Mineral and energy resources among Australia's environmental assets rose from 8 per cent to 17 per cent in the eleven years to 2015-16.

The value of Australia's timber assets grew by 20 per cent between over the same period. 

These numbers were bolstered by a reduction in household water consumption and an overall reduction in greenhouse gasses created mainly due reduced emissions from forestry, fisheries and livestock sectors.

"It's a good story in terms of we are not contributing as much to the global warming effect, but it does mean we are actually seeing less production of livestock in Australia," he said.

"There is a bit of a trade off that probably Australian's aren't aware of. We can pat ourselves on the head and say we have done really well in reducing our greenhouse gas emissions, but we are reducing our productive capability over time as well."

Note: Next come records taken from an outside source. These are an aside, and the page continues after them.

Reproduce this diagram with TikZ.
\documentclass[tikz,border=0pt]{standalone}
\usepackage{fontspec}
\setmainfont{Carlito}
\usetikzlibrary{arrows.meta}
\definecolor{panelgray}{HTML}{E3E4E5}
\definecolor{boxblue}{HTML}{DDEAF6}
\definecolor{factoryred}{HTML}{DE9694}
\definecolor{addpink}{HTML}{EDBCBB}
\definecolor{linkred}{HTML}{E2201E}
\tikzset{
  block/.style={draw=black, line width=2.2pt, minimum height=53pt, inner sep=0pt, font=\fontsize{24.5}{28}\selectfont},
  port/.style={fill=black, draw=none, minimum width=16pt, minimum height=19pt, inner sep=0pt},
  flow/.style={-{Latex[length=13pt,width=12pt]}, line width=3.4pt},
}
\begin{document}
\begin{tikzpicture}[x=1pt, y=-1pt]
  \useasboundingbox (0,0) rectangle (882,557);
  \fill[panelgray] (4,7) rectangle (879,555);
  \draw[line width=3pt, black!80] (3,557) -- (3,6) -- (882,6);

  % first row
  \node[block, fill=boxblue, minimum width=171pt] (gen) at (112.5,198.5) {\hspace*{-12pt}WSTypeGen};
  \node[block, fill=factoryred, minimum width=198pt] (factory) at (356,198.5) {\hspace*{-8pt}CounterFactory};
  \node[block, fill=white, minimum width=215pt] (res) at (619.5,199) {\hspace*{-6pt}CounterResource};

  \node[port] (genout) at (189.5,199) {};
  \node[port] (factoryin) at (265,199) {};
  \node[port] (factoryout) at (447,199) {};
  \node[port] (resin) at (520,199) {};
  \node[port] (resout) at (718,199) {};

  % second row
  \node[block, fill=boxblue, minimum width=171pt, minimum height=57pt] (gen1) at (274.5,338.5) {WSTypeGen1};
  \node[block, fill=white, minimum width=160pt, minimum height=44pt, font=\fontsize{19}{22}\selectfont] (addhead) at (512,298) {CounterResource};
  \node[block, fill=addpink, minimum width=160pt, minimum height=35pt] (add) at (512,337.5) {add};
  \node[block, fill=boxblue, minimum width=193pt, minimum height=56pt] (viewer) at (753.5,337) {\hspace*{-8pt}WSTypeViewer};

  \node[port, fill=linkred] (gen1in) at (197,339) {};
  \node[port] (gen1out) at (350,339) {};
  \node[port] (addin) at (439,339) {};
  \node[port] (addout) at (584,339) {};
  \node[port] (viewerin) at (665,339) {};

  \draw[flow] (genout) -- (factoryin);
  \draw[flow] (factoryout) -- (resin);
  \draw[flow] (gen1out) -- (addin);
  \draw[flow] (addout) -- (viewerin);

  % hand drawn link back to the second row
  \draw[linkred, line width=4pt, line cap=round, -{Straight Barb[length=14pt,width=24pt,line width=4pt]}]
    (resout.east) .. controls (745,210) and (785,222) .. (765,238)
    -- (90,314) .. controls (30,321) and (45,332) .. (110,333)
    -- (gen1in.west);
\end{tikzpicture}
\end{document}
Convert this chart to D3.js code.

Mr Meadow said the Australian Environmental-Economic Accounts report enabled Australians to observe the result of policy settings so far, and think about how the nation secures the right mix to reap maximum returns without diminishing future prospects.

"What gives us the best value, the best climate, the best set of goods and services we derive from ecosystems, that is something the policy makers need to think about," he said. 

"The volume of land doesn't change, the way it is being used does pretty significantly as does the value we contribute to it."